With a big lead and a major championship just nine holes away, no one would have blamed him if McIlroy had hit safely to the back or side of the green. It might have left a lengthy two-putt for par, but would have taken double-bogey or worse out of the equation. But demons are not slain by half-measures. With one rhythmic swing, McIlroy sent his Titleist high into the cloud-covered sky. It landed just past and left of the hole, at the very edge of the green’s front bowl. A half-foot farther, and the ball bounds to the back of the putting surface. Instead, it clung to the turf for a second, then two. At last, as gravity took hold even as the shouts began to build, the ball started rolling slowly, so slowly backwards. Down the hill and to the right along the slope, with each passing second coming ever so closer to the cup. As the roars and applause redoubled, echoing across Congressional’s hills, the ball finally came to rest, six inches behind the hole.

There were of course still eight holes to be played. The better part of two hours had to pass before Rory McIlroy could stroll down the 18th fairway, doffing his cap to the crowd even as he searched out his father in the scrum, on Father’s Day.
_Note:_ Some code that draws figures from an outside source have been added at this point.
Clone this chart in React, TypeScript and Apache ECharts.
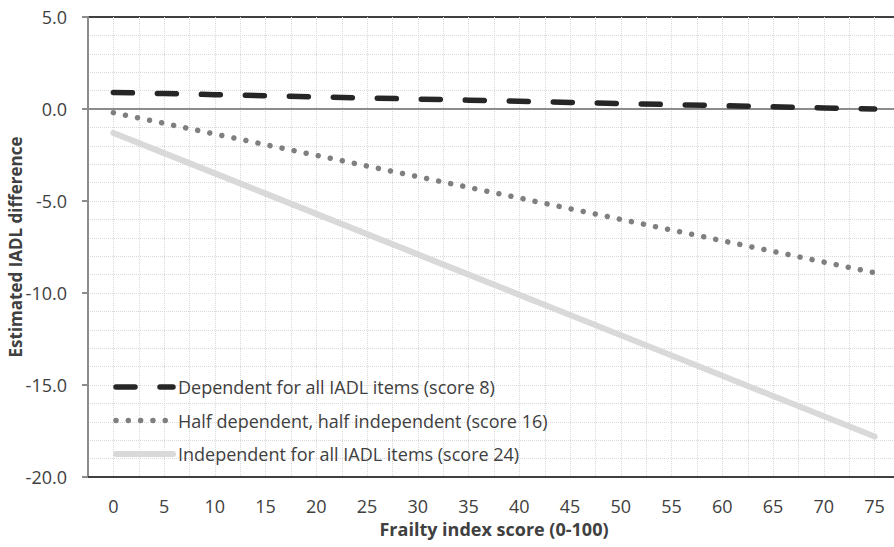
import React, { useEffect, useRef } from "react";
import * as echarts from "echarts";

// Frailty index scores on the x axis
const frailty = [0, 5, 10, 15, 20, 25, 30, 35, 40, 45, 50, 55, 60, 65, 70, 75];

// Estimated IADL difference per baseline IADL score
const dependentAll = [0.9, 0.84, 0.78, 0.72, 0.66, 0.6, 0.54, 0.48, 0.42, 0.36, 0.3, 0.24, 0.18, 0.12, 0.06, 0.0];
const halfDependent = [-0.2, -0.78, -1.36, -1.94, -2.52, -3.1, -3.68, -4.26, -4.84, -5.42, -6.0, -6.58, -7.16, -7.74, -8.32, -8.9];
const independentAll = [-1.3, -2.4, -3.5, -4.6, -5.7, -6.8, -7.9, -9.0, -10.1, -11.2, -12.3, -13.4, -14.5, -15.6, -16.7, -17.8];

const seriesNames = [
  "Dependent for all IADL items (score 8)",
  "Half dependent, half independent (score 16)",
  "Independent for all IADL items (score 24)",
];

const FONT = "'Open Sans', sans-serif";

const pairs = (ys: number[]) => frailty.map((x, i) => [x, ys[i]]);

export default function App() {
  const ref = useRef<HTMLDivElement>(null);

  useEffect(() => {
    if (!ref.current) return;
    const chart = echarts.init(ref.current, undefined, { renderer: "svg" });
    const gridLine = { show: true, lineStyle: { color: "#d9d9d9", type: [1, 1] as any, width: 1 } };
    chart.setOption({
      animation: false,
      backgroundColor: "#ffffff",
      textStyle: { fontFamily: FONT },
      grid: {
        left: 88,
        right: 0,
        top: 17,
        bottom: 70,
        outerBoundsMode: "none",
        containLabel: false,
        show: true,
        borderColor: "#404040",
        borderWidth: 2,
        backgroundColor: "transparent",
      },
      legend: {
        orient: "vertical",
        left: 108,
        top: 373,
        itemWidth: 57,
        itemHeight: 14,
        itemGap: 15.5,
        selectedMode: false,
        data: seriesNames,
        itemStyle: { opacity: 0 },
        lineStyle: { width: "inherit", type: "inherit", cap: "round" } as any,
        textStyle: { fontFamily: FONT, fontSize: 18, color: "#404040" },
      },
      xAxis: [
        {
          type: "value",
          min: -2.5,
          max: 77.5,
          interval: 2.5,
          name: "Frailty index score (0-100)",
          nameLocation: "middle",
          nameGap: 43,
          nameMoveOverlap: false,
          nameTextStyle: { fontFamily: FONT, fontSize: 18, fontWeight: "bold", color: "#404040" },
          axisLine: { show: true, onZero: false, lineStyle: { color: "#404040", width: 2 } },
          axisTick: { show: false },
          axisLabel: {
            margin: 20,
            fontFamily: FONT,
            fontSize: 18,
            color: "#404040",
            formatter: (v: number) => (v >= 0 && v <= 75 && v % 5 === 0 ? String(v) : ""),
          },
          splitLine: { ...gridLine, showMinLine: false, showMaxLine: false },
        },
        {
          type: "value",
          min: -2.5,
          max: 77.5,
          position: "bottom",
          axisLine: { show: true, onZero: true, lineStyle: { color: "#8c8c8c", width: 2 } },
          axisTick: { show: false },
          axisLabel: { show: false },
          splitLine: { show: false },
        },
      ],
      yAxis: {
        type: "value",
        min: -20,
        max: 5,
        interval: 5,
        name: "Estimated IADL difference",
        nameLocation: "middle",
        nameGap: 64,
        nameMoveOverlap: false,
        nameTextStyle: { fontFamily: FONT, fontSize: 17, fontWeight: "bold", color: "#404040" },
        axisLine: { show: true, onZero: false, lineStyle: { color: "#8c8c8c", width: 2 } },
        axisTick: { show: true, length: 6, lineStyle: { color: "#8c8c8c", width: 2 } },
        axisLabel: {
          margin: 21,
          fontFamily: FONT,
          fontSize: 18,
          color: "#404040",
          formatter: (v: number) => v.toFixed(1),
        },
        splitLine: { ...gridLine, showMinLine: false, showMaxLine: false },
        minorTick: { show: false, splitNumber: 5 },
        minorSplitLine: gridLine,
      },
      series: [
        {
          name: seriesNames[0],
          type: "line",
          data: pairs(dependentAll),
          showSymbol: false,
          symbol: "none",
          lineStyle: { color: "#262626", width: 5.5, type: [19, 25], cap: "round" },
          itemStyle: { color: "#262626" },
          z: 4,
        },
        {
          name: seriesNames[1],
          type: "line",
          data: pairs(halfDependent),
          showSymbol: false,
          symbol: "none",
          lineStyle: { color: "#7f7f7f", width: 5.5, type: [0.01, 12.3], cap: "round" },
          itemStyle: { color: "#7f7f7f" },
          z: 3,
        },
        {
          name: seriesNames[2],
          type: "line",
          data: pairs(independentAll),
          showSymbol: false,
          symbol: "none",
          lineStyle: { color: "#d9d9d9", width: 6, type: "solid", cap: "round" },
          itemStyle: { color: "#d9d9d9" },
          z: 2,
        },
      ],
    });
    return () => chart.dispose();
  }, []);

  return (
    <div style={{ position: "absolute", left: 0, top: 0, width: 894, height: 547, overflow: "hidden", background: "#fff" }}>
      <div ref={ref} style={{ width: 900, height: 547 }} />
    </div>
  );
}
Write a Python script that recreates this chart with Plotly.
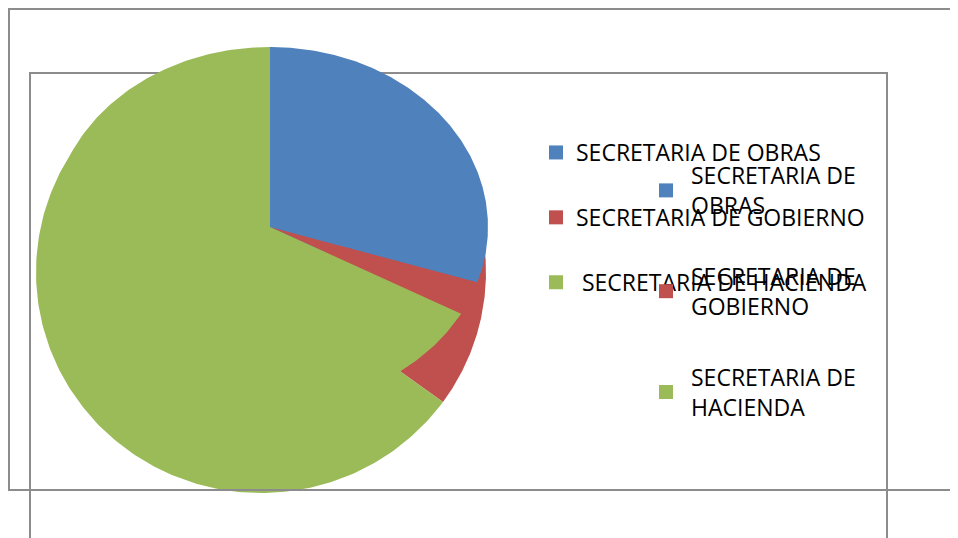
import numpy as np
import plotly.graph_objects as go

# ---- data ----
categories = ["SECRETARIA DE OBRAS", "SECRETARIA DE GOBIERNO", "SECRETARIA DE HACIENDA"]
legend1_labels = ["SECRETARIA DE OBRAS", "SECRETARIA DE GOBIERNO", "\u00a0SECRETARIA DE HACIENDA"]
legend2_labels = ["SECRETARIA DE<br>OBRAS", "SECRETARIA DE<br>GOBIERNO", "SECRETARIA DE<br>HACIENDA"]
values_front = [30, 3, 67]     # elliptical pie drawn on top
values_back = [20, 15, 65]     # circular pie drawn behind
colors = ["#4F81BD", "#C0504D", "#9BBB59"]

# page body has an 8px margin, so the figure is sized to fill the rest of the window
W, H = 950, 530
FONT = "Open Sans"
FS = 23


def sectors(values, n=240):
    total = float(sum(values))
    cum = np.concatenate([[0.0], np.cumsum(values)]) / total
    out = []
    for a, b in zip(cum[:-1], cum[1:]):
        t = np.linspace(np.pi / 2 - 2 * np.pi * a, np.pi / 2 - 2 * np.pi * b, n)
        xs = np.concatenate([[0.0], np.cos(t), [0.0]])
        ys = np.concatenate([[0.0], np.sin(t), [0.0]])
        out.append((xs, ys))
    return out


fig = go.Figure()

# back pie on x/y
for (xs, ys), c, name in zip(sectors(values_back), colors, categories):
    fig.add_trace(go.Scatter(x=xs, y=ys, fill="toself", fillcolor=c, mode="lines",
                             line=dict(width=0, color=c), name=name, showlegend=False,
                             hoverinfo="name", xaxis="x", yaxis="y"))

# front pie (ellipse) on x2/y2
for (xs, ys), c, name in zip(sectors(values_front), colors, categories):
    fig.add_trace(go.Scatter(x=xs, y=ys, fill="toself", fillcolor=c, mode="lines",
                             line=dict(width=0, color=c), name=name, showlegend=False,
                             hoverinfo="name", xaxis="x2", yaxis="y2"))

# legend entries
for i, (lab, c) in enumerate(zip(legend1_labels, colors)):
    fig.add_trace(go.Scatter(x=[None], y=[None], mode="markers", name=lab,
                             marker=dict(symbol="square", size=14, color=c),
                             legend="legend", legendgroup="a%d" % i, xaxis="x", yaxis="y"))
for i, (lab, c) in enumerate(zip(legend2_labels, colors)):
    fig.add_trace(go.Scatter(x=[None], y=[None], mode="markers", name=lab,
                             marker=dict(symbol="square", size=14, color=c),
                             legend="legend2", legendgroup="b%d" % i, xaxis="x", yaxis="y"))

# geometry (pixels inside the figure)
cxB, cyB, rxB, ryB = 253, 264, 225, 221
cxA, cyA, rxA, ryA = 262, 219, 218, 180

ax_common = dict(visible=False, showgrid=False, zeroline=False, fixedrange=True)
fig.update_layout(
    width=W, height=H, autosize=False,
    margin=dict(l=0, r=0, t=0, b=0),
    paper_bgcolor="white", plot_bgcolor="rgba(0,0,0,0)",
    font=dict(family=FONT, size=FS, color="#000000"),
    xaxis=dict(range=[-cxB / rxB, (W - cxB) / rxB], domain=[0, 1], **ax_common),
    yaxis=dict(range=[-(H - cyB) / ryB, cyB / ryB], domain=[0, 1], **ax_common),
    xaxis2=dict(range=[-cxA / rxA, (W - cxA) / rxA], overlaying="x", **ax_common),
    yaxis2=dict(range=[-(H - cyA) / ryA, cyA / ryA], overlaying="y", **ax_common),
    legend=dict(x=528 / W, y=1 - 123 / H, xanchor="left", yanchor="top",
                bgcolor="rgba(0,0,0,0)", borderwidth=0, tracegroupgap=32,
                itemsizing="trace", font=dict(family=FONT, size=FS, color="#000")),
    legend2=dict(x=633 / W, y=1 - 146 / H, xanchor="left", yanchor="top",
                 bgcolor="rgba(0,0,0,0)", borderwidth=0, tracegroupgap=38,
                 itemwidth=40,
                 itemsizing="trace", font=dict(family=FONT, size=FS, color="#000")),
    showlegend=True,
    shapes=[
        # inner frame (behind pies)
        dict(type="rect", xref="paper", yref="paper", x0=22 / W, x1=879 / W,
             y0=-0.05, y1=1 - 65 / H, line=dict(color="#8C8C8C", width=2), layer="below"),
        # outer frame
        dict(type="rect", xref="paper", yref="paper", x0=1 / W, x1=1.05,
             y0=1 - 482 / H, y1=1 - 1 / H, line=dict(color="#8C8C8C", width=2), layer="above"),
    ],
)

fig.write_html("out.html")
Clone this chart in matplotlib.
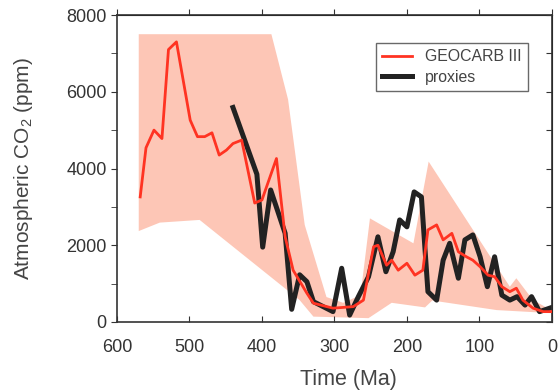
import matplotlib
matplotlib.use("Agg")
import matplotlib.pyplot as plt

plt.rcParams['font.family'] = ['Liberation Sans', 'DejaVu Sans']
plt.rcParams['mathtext.fontset'] = 'custom'
plt.rcParams['mathtext.rm'] = 'Liberation Sans'
plt.rcParams['mathtext.it'] = 'Liberation Sans:italic'

# GEOCARB III model (Ma, ppm)
geocarb_age = [568, 560, 549, 538, 529, 518, 499, 489, 479, 469, 459, 449, 440, 428,
               410, 400, 380, 368, 357, 338, 329, 302, 274, 260, 246, 240, 228, 221,
               212, 200, 189, 178, 171, 159, 150, 138, 129, 118, 109, 99, 88, 79,
               69, 58, 49, 40, 26, 12, 0]
geocarb_co2 = [3260, 4540, 5000, 4780, 7100, 7300, 5260, 4830, 4830, 4930, 4350, 4480, 4650, 4740,
               3100, 3180, 4260, 2220, 1350, 750, 490, 360, 400, 570, 1960, 2000, 1480, 1610,
               1350, 1530, 1220, 1350, 2400, 2530, 2140, 2310, 1830, 1700, 1610, 1440, 1220, 1180,
               920, 790, 880, 570, 360, 270, 270]

# proxy record (Ma, ppm)
proxy_age = [440, 407, 399, 388, 368, 359, 348, 338, 329, 302, 290, 279, 267, 253,
             240, 229, 219, 210, 200, 190, 180, 171, 159, 150, 141, 129, 120, 109,
             99, 89, 79, 69, 58, 48, 37, 28, 17, 3, 0]
proxy_co2 = [5590, 3850, 1950, 3440, 2310, 330, 1230, 1050, 530, 270, 1400, 180, 660, 1180,
             2220, 1310, 1830, 2660, 2480, 3390, 3260, 790, 570, 1610, 2050, 1140, 2140, 2270,
             1700, 920, 1700, 700, 570, 660, 440, 660, 270, 360, 380]

# uncertainty envelope
upper_age = [570, 387, 364, 341, 311, 288, 264, 251, 191, 170, 58, 49, 26, 0]
upper_co2 = [7500, 7500, 5800, 2530, 650, 500, 700, 2700, 2050, 4180, 920, 1140, 570, 300]
lower_age = [570, 541, 486, 348, 329, 253, 221, 175, 165, 76, 0]
lower_co2 = [2370, 2590, 2660, 570, 140, 100, 500, 380, 560, 310, 230]

fig = plt.figure(figsize=(5.58, 3.91), dpi=100)
ax = fig.add_axes([0.2097, 0.1765, 0.7793, 0.7851])

ax.fill(upper_age + lower_age[::-1], upper_co2 + lower_co2[::-1],
        color='#fdc6b6', lw=0, zorder=1)
ax.plot(proxy_age, proxy_co2, color='#222222', lw=3.6, label='proxies', zorder=2)
ax.plot(geocarb_age, geocarb_co2, color='#ff3322', lw=2, label='GEOCARB III', zorder=3)

ax.set_xlim(600, 0)
ax.set_ylim(0, 8000)
ax.set_xticks(range(600, -1, -100))
ax.set_yticks(range(0, 8001, 2000))
ax.set_yticks(range(1000, 8000, 2000), minor=True)

dark = '#333333'
for s in ax.spines.values():
    s.set_color(dark)
    s.set_linewidth(1.2)
ax.tick_params(axis='x', direction='in', length=4, color=dark, labelcolor='#333333',
               labelsize=13, pad=12)
ax.tick_params(axis='y', which='both', direction='out', length=4, color=dark,
               labelcolor='#333333', labelsize=13)

top = ax.secondary_xaxis('top')
top.set_xticks(range(600, -1, -100))
top.tick_params(direction='out', length=4, color=dark, labeltop=False)
right = ax.secondary_yaxis('right')
right.set_yticks(range(0, 8001, 1000))
right.tick_params(direction='in', length=4, color=dark, labelright=False)

ax.set_xlabel('Time (Ma)', fontsize=15.5, color='#444444')
ax.xaxis.set_label_coords(0.533, -0.152)
ax.set_ylabel('Atmospheric CO$_2$ (ppm)', fontsize=15, color='#444444')
ax.yaxis.set_label_coords(-0.189, 0.5)

h, l = ax.get_legend_handles_labels()
leg = ax.legend(h[::-1], l[::-1], loc='upper right', bbox_to_anchor=(0.945, 0.909),
                fontsize=11.4, frameon=True, fancybox=False, handlelength=1.9,
                handletextpad=0.8, labelspacing=0.35, borderpad=0.4,
                labelcolor='#444444', borderaxespad=0)
leg.get_frame().set_edgecolor('#444444')
leg.get_frame().set_linewidth(1)

fig.savefig('out.png', dpi=100)
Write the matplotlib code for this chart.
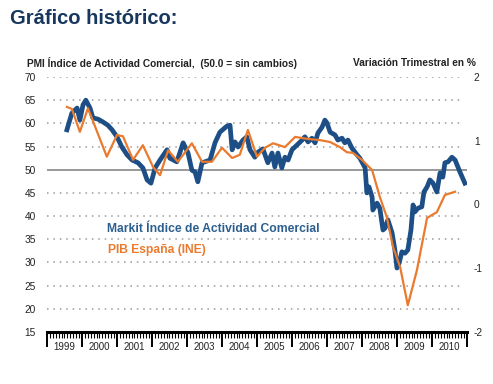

A working class father and his only child would finally embrace on the 18th green, after the final putt fell to give Rory McIlroy his first major championship.

But with that still to come, as he made his way down the path from the 10th tee to the green, with the cheers of thousands echoing in his ears, those final eight holes had to look like a walk in the park. Since moments after The Masters Rory McIlroy had insisted that he was not afraid of any golfing demons. True to his word, with one mighty 7-iron, just past 5 o’clock on Sunday, wee-Mac slew them all. Now that he has, so thoroughly and convincingly, what a future awaits!